Animal Kingdom: Stereoscopic Images of Natural History at Manchester Museum
Polly Checkland HardingIn this exhibition, artist and photographer Jim Naughten brings objects from Manchester Museum‘s collection to life using stereoscopic photography. Developed in the 1800s, stereoscopic photography creates the illusion of viewing images in 3D; the subject is photographed from a right and left-eye perspective and looked at through a stereoscopic viewer. For Animal Kingdom: Stereoscopic Images of Natural History, 20 pairs of photographs of specimens including an Atlantic white spotted octopus and a transparent chameleon are on display, contrasted with natural history specimens from the museum’s collections.

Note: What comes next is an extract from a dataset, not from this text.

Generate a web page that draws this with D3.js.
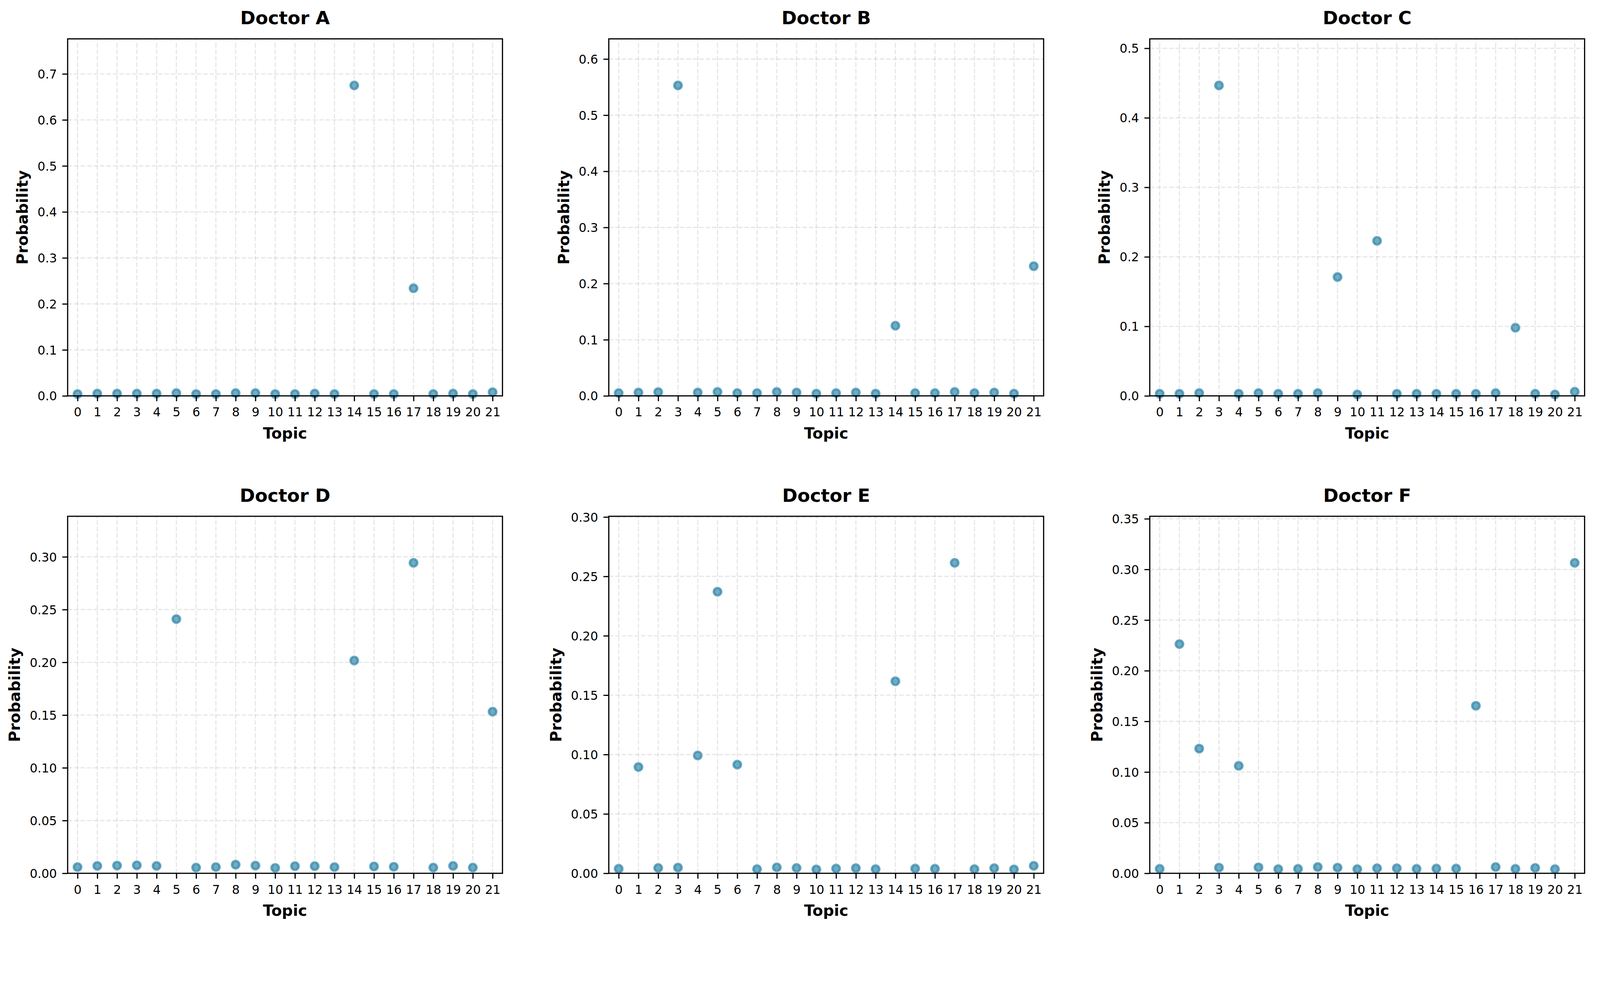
<!DOCTYPE html>
<html>
<head>
<meta charset="utf-8">
<script src="https://cdn.jsdelivr.net/npm/d3@7"></script>
<style>
  html, body { margin: 0; padding: 0; background: #ffffff; overflow: hidden; width: 100%; height: 100%; }
  svg { display: block; width: 100vw; height: 100vh; }
  text { font-family: "DejaVu Sans", sans-serif; fill: #000; }
</style>
</head>
<body>
<svg id="chart" viewBox="0 0 4364 2535" preserveAspectRatio="xMidYMin meet"></svg>
<script>
// ---------- data ----------
const topics = [0,1,2,3,4,5,6,7,8,9,10,11,12,13,14,15,16,17,18,19,20,21];
const doctors = ["Doctor A","Doctor B","Doctor C","Doctor D","Doctor E","Doctor F"];

const doctorA = [0.004,0.005,0.005,0.005,0.005,0.006,0.004,0.004,0.006,0.006,0.004,0.004,0.005,0.004,0.675,0.004,0.004,0.234,0.004,0.005,0.004,0.008];
const doctorB = [0.005,0.006,0.0068,0.553,0.006,0.007,0.005,0.005,0.007,0.006,0.004,0.005,0.006,0.004,0.125,0.005,0.005,0.007,0.005,0.006,0.004,0.231];
const doctorC = [0.003,0.003,0.004,0.4466,0.003,0.004,0.003,0.003,0.004,0.171,0.002,0.223,0.003,0.003,0.003,0.003,0.003,0.004,0.098,0.003,0.002,0.006];
const doctorD = [0.0059,0.007,0.0073,0.0076,0.007,0.241,0.0054,0.0059,0.0082,0.0073,0.0051,0.0068,0.0068,0.0059,0.2017,0.0065,0.0062,0.2943,0.0054,0.007,0.0054,0.1532];
const doctorE = [0.0038,0.0895,0.0045,0.0048,0.0992,0.2371,0.0915,0.0035,0.005,0.0045,0.0033,0.004,0.0043,0.0035,0.1617,0.004,0.0038,0.2614,0.0035,0.0043,0.0033,0.0063];
const doctorF = [0.0044,0.2263,0.1231,0.0056,0.1061,0.0059,0.0041,0.0044,0.0062,0.0056,0.0041,0.005,0.005,0.0044,0.0047,0.0047,0.1654,0.0062,0.0044,0.0053,0.0041,0.3065];
const seriesList = [doctorA, doctorB, doctorC, doctorD, doctorE, doctorF];

const yTicksA = [0.0,0.1,0.2,0.3,0.4,0.5,0.6,0.7];
const yTicksB = [0.0,0.1,0.2,0.3,0.4,0.5,0.6];
const yTicksC = [0.0,0.1,0.2,0.3,0.4,0.5];
const yTicksD = [0.00,0.05,0.10,0.15,0.20,0.25,0.30];
const yTicksE = [0.00,0.05,0.10,0.15,0.20,0.25,0.30];
const yTicksF = [0.00,0.05,0.10,0.15,0.20,0.25,0.30,0.35];
const yTickLists = [yTicksA, yTicksB, yTicksC, yTicksD, yTicksE, yTicksF];
const yTickFormats = [".1f",".1f",".1f",".2f",".2f",".2f"];

// ---------- layout ----------
const colLeft = [184.5, 1660.5, 3136];
const rowTop = [106, 1408.5];
const axW = 1186;
const axH = 974;
const color = "#2E86AB";
const tickLen = 14.6, tickPad = 14.6;
const tickFont = 33.3, labelFont = 41.7, titleFont = 50;

const svg = d3.select("#chart");
svg.append("rect").attr("width", 4364).attr("height", 2535).attr("fill", "#fff");

seriesList.forEach((vals, i) => {
  const left = colLeft[i % 3];
  const top = rowTop[Math.floor(i / 3)];
  const ymax = d3.max(vals) * 1.15;

  const x = d3.scaleLinear().domain([-0.5, 21.5]).range([left, left + axW]);
  const y = d3.scaleLinear().domain([0, ymax]).range([top + axH, top]);
  const g = svg.append("g");

  // markers
  g.append("g").selectAll("circle").data(topics).join("circle")
    .attr("cx", d => x(d))
    .attr("cy", d => y(vals[d]))
    .attr("r", 10.2)
    .attr("fill", color).attr("fill-opacity", 0.7)
    .attr("stroke", color).attr("stroke-opacity", 0.7)
    .attr("stroke-width", 6.25);

  // grid (drawn above markers, like matplotlib)
  const grid = g.append("g")
    .attr("stroke", "#b0b0b0").attr("stroke-opacity", 0.3)
    .attr("stroke-width", 3.3).attr("stroke-dasharray", "12.3,5.3").attr("fill", "none");
  grid.selectAll("line.vx").data(topics).join("line").attr("class", "vx")
    .attr("x1", d => x(d)).attr("x2", d => x(d))
    .attr("y1", top + axH).attr("y2", top);
  grid.selectAll("line.hy").data(yTickLists[i]).join("line").attr("class", "hy")
    .attr("x1", left).attr("x2", left + axW)
    .attr("y1", d => y(d)).attr("y2", d => y(d));

  // x axis
  const xAxis = d3.axisBottom(x).tickValues(topics).tickFormat(d3.format("d"))
    .tickSizeInner(tickLen).tickSizeOuter(0).tickPadding(tickPad);
  const gx = g.append("g").attr("transform", `translate(0,${top + axH})`).call(xAxis);
  gx.select(".domain").remove();
  gx.selectAll(".tick line").attr("stroke", "#000").attr("stroke-width", 3.2);
  gx.selectAll(".tick text").attr("font-size", tickFont).attr("fill", "#000")
    .attr("font-family", "DejaVu Sans").attr("dy", null).attr("y", 56).attr("dominant-baseline", "alphabetic");

  // y axis
  const yAxis = d3.axisLeft(y).tickValues(yTickLists[i]).tickFormat(d3.format(yTickFormats[i]))
    .tickSizeInner(tickLen).tickSizeOuter(0).tickPadding(tickPad);
  const gy = g.append("g").attr("transform", `translate(${left},0)`).call(yAxis);
  gy.select(".domain").remove();
  gy.selectAll(".tick line").attr("stroke", "#000").attr("stroke-width", 3.2);
  gy.selectAll(".tick text").attr("font-size", tickFont).attr("fill", "#000")
    .attr("font-family", "DejaVu Sans").attr("dy", "0.36em");

  // frame (spines)
  g.append("rect").attr("x", left).attr("y", top).attr("width", axW).attr("height", axH)
    .attr("fill", "none").attr("stroke", "#000").attr("stroke-width", 3.2);

  // y tick label extent for ylabel placement
  let minX = Infinity;
  gy.selectAll(".tick text").each(function() {
    const b = this.getBBox();
    minX = Math.min(minX, left + b.x);
  });

  // labels
  g.append("text")
    .attr("transform", `translate(${minX - 16.7 - 9.8},${top + axH / 2}) rotate(-90)`)
    .attr("text-anchor", "middle").attr("font-weight", "bold").attr("font-size", labelFont)
    .text("Probability");
  g.append("text")
    .attr("x", left + axW / 2).attr("y", top + axH + 116)
    .attr("text-anchor", "middle").attr("font-weight", "bold").attr("font-size", labelFont)
    .text("Topic");
  g.append("text")
    .attr("x", left + axW / 2).attr("y", top - 39.5)
    .attr("text-anchor", "middle").attr("font-weight", "bold").attr("font-size", titleFont)
    .text(doctors[i]);
});
</script>
</body>
</html>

Naughten spent a year engaging with collections including those of the Grant Museum of Zoology, the Oxford University Museum of Natural History and the Horniman Museum and Gardens in preparation for the exhibition. Martin Barnes, senior curator of photographs at the Victoria and Albert Museum in London, says of the photographs: “Witnessed in three dimensions, the specimens in fluid and articulated skeletons become sculptural. The bellying of a ribcage, the swoop of a tail, or the turn of a head is an expressive form in space.” This is, in other words, an opportunity to see museum specimens in a whole new way.